Advanced Considerations

Segmented Sieve

For extremely large ranges where O(n) space becomes prohibitive, the Segmented Sieve offers a solution:

Concept: Process the range in segments, only storing primes up to √n in memory.

Benefits:

Reduces space complexity to O(√n)
Enables processing of very large ranges
Maintains same time complexity

Trade-off: Slightly increased implementation complexity

Parallel Implementation

The sieve algorithm can be parallelized for modern multi-core processors:

Strategy:

Divide the range into segments
Process different segments on different cores
Combine results

Considerations:

Synchronization overhead
Load balancing
Memory access patterns

Conclusion

The Sieve of Eratosthenes represents a beautiful intersection of ancient mathematical wisdom and modern computational efficiency.
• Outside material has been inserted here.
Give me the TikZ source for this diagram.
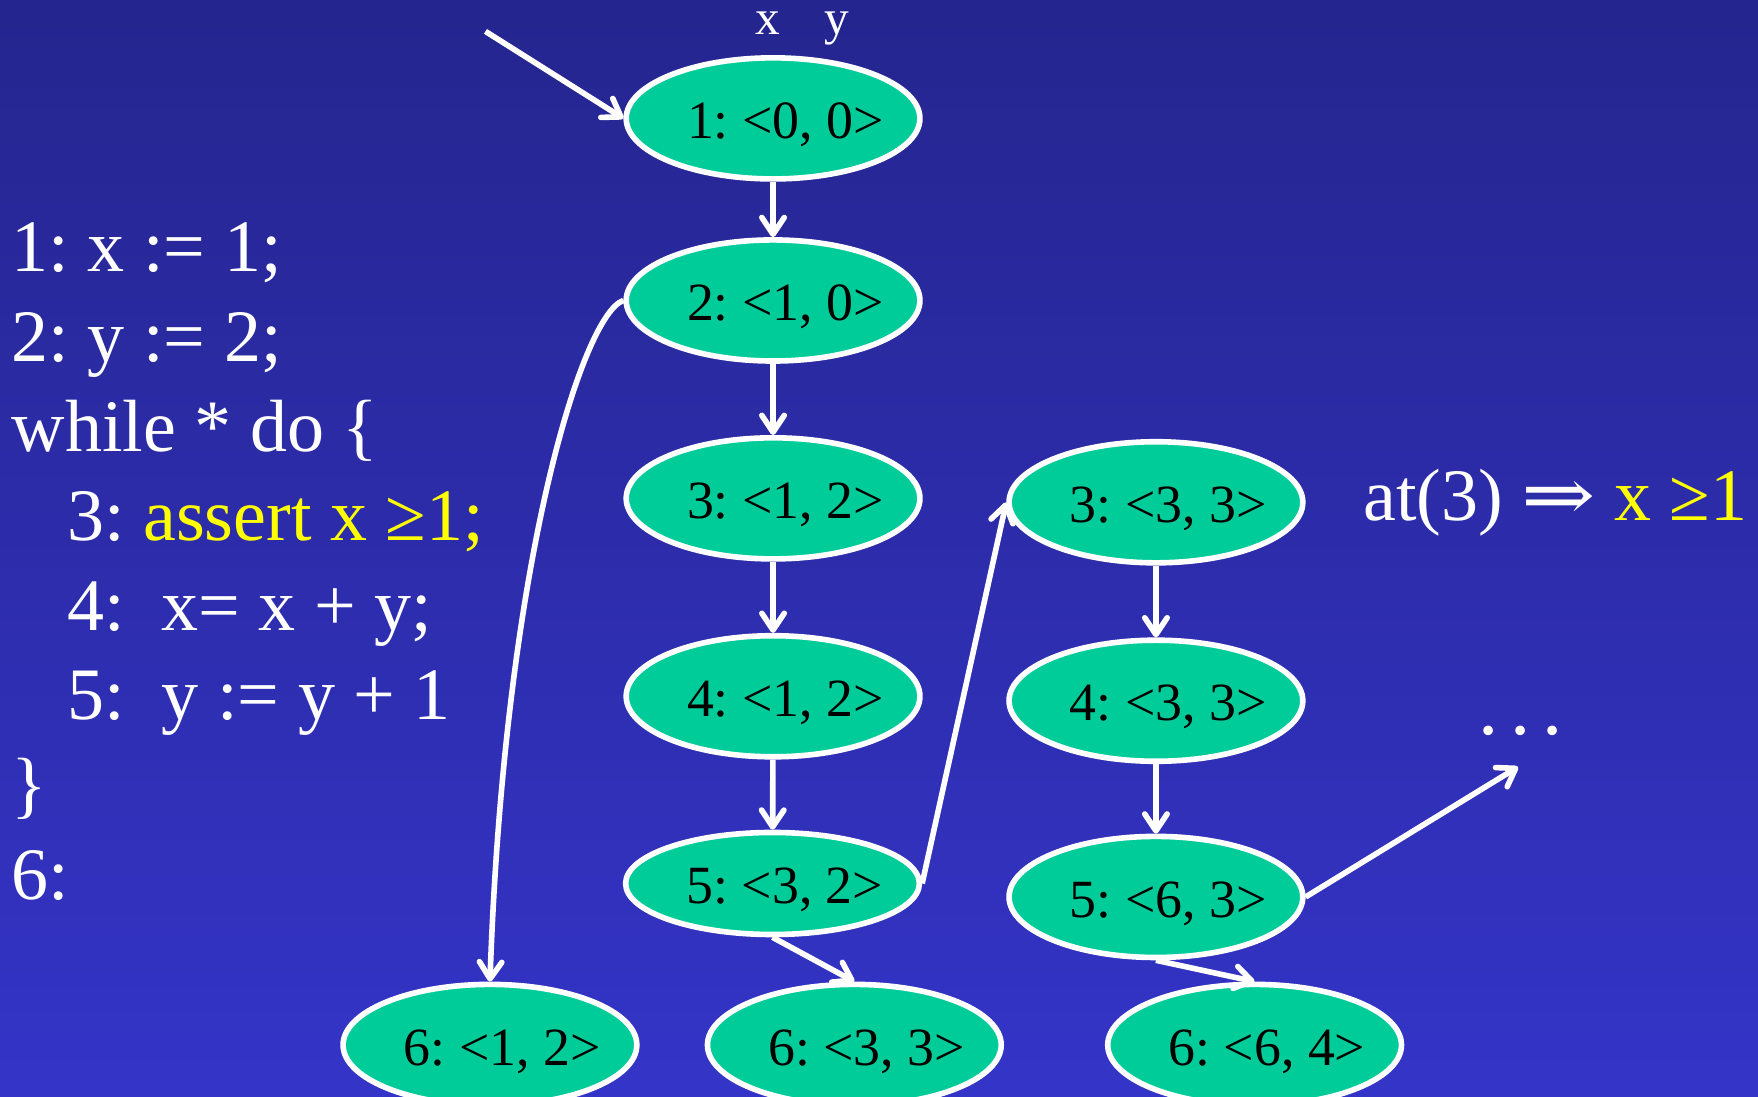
\documentclass[tikz,border=0pt]{standalone}
\usepackage{fontspec}
\setmainfont{Liberation Serif}
\newfontfamily\arrowfont{DejaVu Serif}
\usetikzlibrary{arrows.meta,shapes.geometric}
\frenchspacing

\definecolor{bgtop}{RGB}{37,37,143}
\definecolor{bgbot}{RGB}{52,52,200}
\definecolor{stfill}{RGB}{0,204,153}
\definecolor{hl}{RGB}{255,255,0}
% state text sits a little right of the ellipse centre
\newcommand{\st}[1]{\makebox[0pt]{\hspace*{11pt}#1}}

\begin{document}
\begin{tikzpicture}[x=0.5pt, y=-0.5pt,
  >={Straight Barb[length=7.5pt, width=10pt, round]},
  state/.style={ellipse, draw=white, line width=2.5pt, fill=stfill, minimum width=131pt, minimum height=54pt, inner sep=0pt, text height=21pt, text depth=3pt, text=black, font=\fontsize{24}{28}\selectfont},
  trans/.style={->, line width=2.5pt, draw=white},
  code/.style={anchor=base west, inner sep=0pt, text=white, font=\fontsize{33}{39}\selectfont},
  lbl/.style={anchor=base, inner sep=0pt, text=white, font=\fontsize{22}{26}\selectfont}
]
\useasboundingbox (0,0) rectangle (1568,978);
\clip (0,0) rectangle (1568,978);
\shade[top color=bgtop, bottom color=bgbot] (0,0) rectangle (1568,978);

% program
\node[code] (c1) at (10,242.6) {1: x := 1;};
\node[code] (c2) at (10,322.5) {2: y := 2;};
\node[code] (c3) at (10,402.4) {while * do \{};
\node[code] (c4) at (59.5,482.3) {3: \textcolor{hl}{assert x ≥1;}};
\node[code] (c5) at (59.5,562.2) {4:\ \ x= x + y;};
\node[code] (c6) at (59.5,642.1) {5:\ \ y := y + 1};
\node[code] (c7) at (10,722) {\}};
\node[code] (c8) at (10,801.9) {6:};

\node[code] (prop) at (1215.5,464) {at(3) \scalebox{1.2}[1]{\arrowfont ⇒} \textcolor{hl}{x ≥1}};

% states
\node[lbl] (vx) at (685,31) {x};
\node[lbl] (vy) at (746,31) {y};
\node[state] (n1) at (689.5,105.6) {\st{1: <0, 0>}};
\node[state] (n2) at (689.5,268) {\st{2: <1, 0>}};
\node[state] (n3) at (689.5,444.5) {\st{3: <1, 2>}};
\node[state] (n4) at (689.5,621) {\st{4: <1, 2>}};
\node[state, minimum height=45.5pt] (n5) at (689,788) {\st{5: <3, 2>}};
\node[state] (m3) at (1031,448) {\st{3: <3, 3>}};
\node[state] (m4) at (1031,625) {\st{4: <3, 3>}};
\node[state] (m5) at (1031,800) {\st{5: <6, 3>}};
\node[state] (e1) at (437,932) {\st{6: <1, 2>}};
\node[state] (e2) at (762,932) {\st{6: <3, 3>}};
\node[state] (e3) at (1119,932) {\st{6: <6, 4>}};
\node[code, font=\fontsize{36}{40}\selectfont] (dots) at (1318.5,655) {.\hspace{5.25pt}.\hspace{5.25pt}.};

\coordinate (in0) at (433,28);
\coordinate (more) at (1354,684);

% transitions
\draw[trans] (in0) -- (n1.west);
\draw[trans] (n1) -- (n2);
\draw[trans] (n2) -- (n3);
\draw[trans] (n3) -- (n4);
\draw[trans] (n4) -- (n5);
\draw[trans] (n2.west) .. controls (520,280) and (450,500) .. (e1.north);
\draw[trans] (n5.east) -- (m3.west);
\draw[trans] (n5.south) -- (e2.north);
\draw[trans] (m3) -- (m4);
\draw[trans] (m4) -- (m5);
\draw[trans] (m5.south) -- (e3.north);
\draw[trans] (m5.east) -- (more);
\end{tikzpicture}
\end{document}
Despite being over two millennia old, this algorithm remains highly relevant and efficient for prime number generation.

Key Takeaways:

The algorithm's correctness stems from fundamental number theory properties
Optimization from 2x to x² starting point eliminates redundant operations
Time complexity of O(n log log n) makes it suitable for large-scale prime generation
Simple implementation belies sophisticated mathematical foundations

Whether you're solving competitive programming problems, implementing cryptographic systems, or exploring number theory, the Sieve of Eratosthenes provides a reliable, efficient foundation for prime-related computations.

The algorithm's elegance lies in its simplicity: by systematically eliminating what primes cannot be, we efficiently discover what they must be. This negative approach—identifying composites rather than testing each number individually—exemplifies the power of mathematical insight in algorithm design.